The airside environment provides an opportunity to offer shoppers something they cannot find on the high street, says William Grant & Sons’ travel retail marketing manager for Europe, Emma Humphreys.
“There used to be very little theatre and experience for the passengers, whereas now this is of great importance to us,” she says.
Despite the big brand statements, retail space is at a premium within the travel environment, so the biggest challenge is around making the most of smaller footprints as well as maximising budgets.
“Concourse activity can be extremely expensive,” says Humphreys.
FMCG marketing taking off
While FMCG brands are used to working within retailer guidelines, airside retailing has other regulatory considerations to allow for when developing retail campaigns.

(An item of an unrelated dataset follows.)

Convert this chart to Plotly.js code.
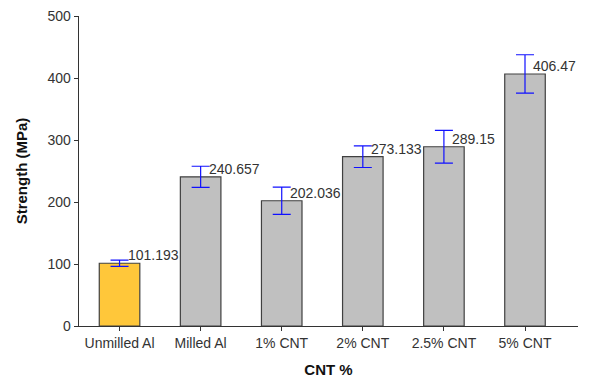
<!DOCTYPE html>
<html><head><meta charset="utf-8">
<script src="https://cdn.plot.ly/plotly-3.0.1.min.js"></script>
<style>html,body{margin:0;padding:0;background:#fff}#chart{width:593px;height:379px}</style>
</head><body><div id="chart"></div>
<script>
const categories = ["Unmilled Al", "Milled Al", "1% CNT", "2% CNT", "2.5% CNT", "5% CNT"];
const strength = [101.193, 240.657, 202.036, 273.133, 289.15, 406.47];
const errors = [5, 17, 22, 17.5, 26.5, 31];
const valueLabels = ["101.193", "240.657", "202.036", "273.133", "289.15", "406.47"];
const barColors = ["#ffc73a", "#c0c0c0", "#c0c0c0", "#c0c0c0", "#c0c0c0", "#c0c0c0"];

const trace = {
  type: "bar", x: categories, y: strength, width: 0.5,
  marker: {color: barColors, line: {color: "#404040", width: 1.2}},
  error_y: {type: "data", array: errors, visible: true, color: "#1010ff", thickness: 1.2, width: 9},
  hoverinfo: "none"
};
const annotations = categories.map((c, i) => ({
  x: c, y: strength[i], text: valueLabels[i], showarrow: false,
  xanchor: "left", yanchor: "middle", xshift: 6, yshift: 8,
  font: {family: "Liberation Sans, Arial, sans-serif", size: 14, color: "#333"}
}));
const layout = {
  width: 593, height: 379,
  margin: {l: 79, r: 15, t: 16, b: 53},
  paper_bgcolor: "#fff", plot_bgcolor: "#fff",
  showlegend: false, bargap: 0.5,
  font: {family: "Liberation Sans, Arial, sans-serif", size: 14, color: "#333"},
  xaxis: {
    showline: true, linecolor: "#333", linewidth: 1.3, ticks: "outside", ticklen: 4, tickcolor: "#333",
    showgrid: false, zeroline: false,
    tickfont: {size: 14, color: "#333"},
    title: {text: "CNT %", font: {size: 15, color: "#111", weight: "bold"}, standoff: 14}
  },
  yaxis: {
    range: [0, 500], tickvals: [0, 100, 200, 300, 400, 500],
    showline: true, linecolor: "#333", linewidth: 1.3, ticks: "outside", ticklen: 4, tickcolor: "#333",
    showgrid: false, zeroline: false,
    tickfont: {size: 14, color: "#333"},
    title: {text: "Strength (MPa)", font: {size: 15, color: "#111", weight: "bold"}, standoff: 16}
  },
  annotations: annotations
};
Plotly.newPlot("chart", [trace], layout, {displayModeBar: false, staticPlot: true});
</script></body></html>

“There are also various issues regarding health and safety to be considered, such as the materials used and height restrictions.
What’s more, there are no ‘tasting bans’ in many airports, such as at Holland’s Schiphol Airport, so we have to focus on finding other ways to communicate and educate shoppers in these countries,” says Humphreys.

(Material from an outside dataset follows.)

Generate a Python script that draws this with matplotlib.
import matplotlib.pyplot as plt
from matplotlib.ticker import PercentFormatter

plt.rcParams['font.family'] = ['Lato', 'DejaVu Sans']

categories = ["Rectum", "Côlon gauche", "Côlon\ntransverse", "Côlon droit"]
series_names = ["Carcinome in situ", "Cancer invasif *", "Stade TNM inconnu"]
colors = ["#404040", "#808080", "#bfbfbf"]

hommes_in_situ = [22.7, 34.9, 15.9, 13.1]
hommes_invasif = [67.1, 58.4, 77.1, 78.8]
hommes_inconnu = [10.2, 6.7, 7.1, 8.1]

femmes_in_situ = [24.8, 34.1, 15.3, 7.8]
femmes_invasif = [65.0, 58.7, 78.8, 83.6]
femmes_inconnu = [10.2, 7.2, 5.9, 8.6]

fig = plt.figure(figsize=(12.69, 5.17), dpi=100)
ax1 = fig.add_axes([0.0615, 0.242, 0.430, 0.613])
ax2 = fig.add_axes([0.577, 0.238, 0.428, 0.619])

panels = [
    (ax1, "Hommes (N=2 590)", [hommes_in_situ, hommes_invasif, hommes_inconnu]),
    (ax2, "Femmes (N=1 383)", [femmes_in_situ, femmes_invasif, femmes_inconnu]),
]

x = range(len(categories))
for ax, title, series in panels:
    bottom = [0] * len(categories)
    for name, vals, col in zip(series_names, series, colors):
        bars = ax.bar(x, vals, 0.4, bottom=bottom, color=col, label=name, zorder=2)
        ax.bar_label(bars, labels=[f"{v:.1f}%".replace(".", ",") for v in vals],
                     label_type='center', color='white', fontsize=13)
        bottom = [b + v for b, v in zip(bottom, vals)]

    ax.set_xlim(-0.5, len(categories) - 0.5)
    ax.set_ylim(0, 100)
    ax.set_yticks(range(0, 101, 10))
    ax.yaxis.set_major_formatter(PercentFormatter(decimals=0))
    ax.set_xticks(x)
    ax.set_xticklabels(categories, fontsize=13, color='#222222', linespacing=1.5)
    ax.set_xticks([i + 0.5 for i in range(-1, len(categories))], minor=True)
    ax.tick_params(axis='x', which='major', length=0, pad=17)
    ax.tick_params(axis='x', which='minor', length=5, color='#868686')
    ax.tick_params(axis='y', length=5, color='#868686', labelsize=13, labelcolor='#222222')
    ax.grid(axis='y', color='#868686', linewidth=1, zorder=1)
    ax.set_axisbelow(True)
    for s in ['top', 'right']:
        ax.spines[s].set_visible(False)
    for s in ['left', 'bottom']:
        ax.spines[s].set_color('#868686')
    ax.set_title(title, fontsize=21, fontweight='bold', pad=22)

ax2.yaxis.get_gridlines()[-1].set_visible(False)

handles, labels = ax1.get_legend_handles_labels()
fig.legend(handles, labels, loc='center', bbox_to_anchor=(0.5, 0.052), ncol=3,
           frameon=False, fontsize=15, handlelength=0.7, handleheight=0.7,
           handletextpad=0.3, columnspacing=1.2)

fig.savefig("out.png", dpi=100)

When Sheridan & Co worked on the World of Whiskies store at Heathrow’s T4, it took away the usual clichés, such as the map of Scotland, and focused on a small number of target customer groups.
These included learners, gifters, first time buyers, upgraders, and connoisseurs. Each stereotype was given clear areas to be comfortable, and information for their respective propositions.
“Generally, trading is dictated by travel routes, and in turn the reason travellers want to get to those destinations,” explains Sheridan.
The key strengths of travel retail activations are their disruptive nature and the ability to be both globally authentic and locally relevant.
“It’s important to be true to brand so that shoppers can instantly relate to brands in a crowded space,” says Langley-Swain.
“The principle of authenticity combined with local relevance can provide some useful messaging and merchandising strategies to engage shoppers across different market sectors.”
Vino Volo food concept at LAX airport in the US.
Practical airport considerations
So what practical considerations do brands need to make in their attempts to engage such diverse international shopper audiences?
“Travel does makes you think about the target audience more, rather than just branding. Some local references are going to be meaningless to overseas visitors,” says Sheridan.
For Humphreys, the number of international passengers now travelling from emerging markets also has a significant implication on campaign planning.
“With the increase in the number of high spending Chinese and Russian passengers now travelling, we have had to focus on providing POP with translations across key European airports,” she says.
She also points to the example of the company’s recent Age of Discovery Red Wine Cask launch, which reflected the target Asian market by incorporating red and gold into the campaign creative – important colours in localised culture.
Beauty retail at Sydney Airport T2.
Like any retail channel, duty free, or travel retail as it is now more commonly known, has also started to see drastic changes caused by the integration of digital.
According to Langley-Swain, this is set to change even further as many brands start to discover the potential of using digital to disrupt shoppers, facilitate self guided purchasing, and encourage data capture.
“In our own projects we have seen how digital technology can interrupt the shopper journey through immersive interaction and a sense of fun, as well as drive purchasing for those customers who are time poor or prefer self selection,” he says.
As with large retail developments, some countries are now focused on turning their main airport and retail experience into national statements.
“We are currently working on brand placement in Baku, Azerbaijan right now for skin care brand, Gazelli, and the environmental architecture is definitely a glossy statement of pride about their country,” says Sheridan.
“I think the ‘temple of excellence’ now witnessed in multi-category stores in cities around the world has, to a certain extent, been evolved in travel retail.
“Perhaps not so much for fashion, but especially for categories with portable products like beauty, spirits and accessories.”
He predicts even larger big brand statements and experiential marketing for spirits, brand temples and even bar-type offerings – not just in departure halls, but also in arrivals, too.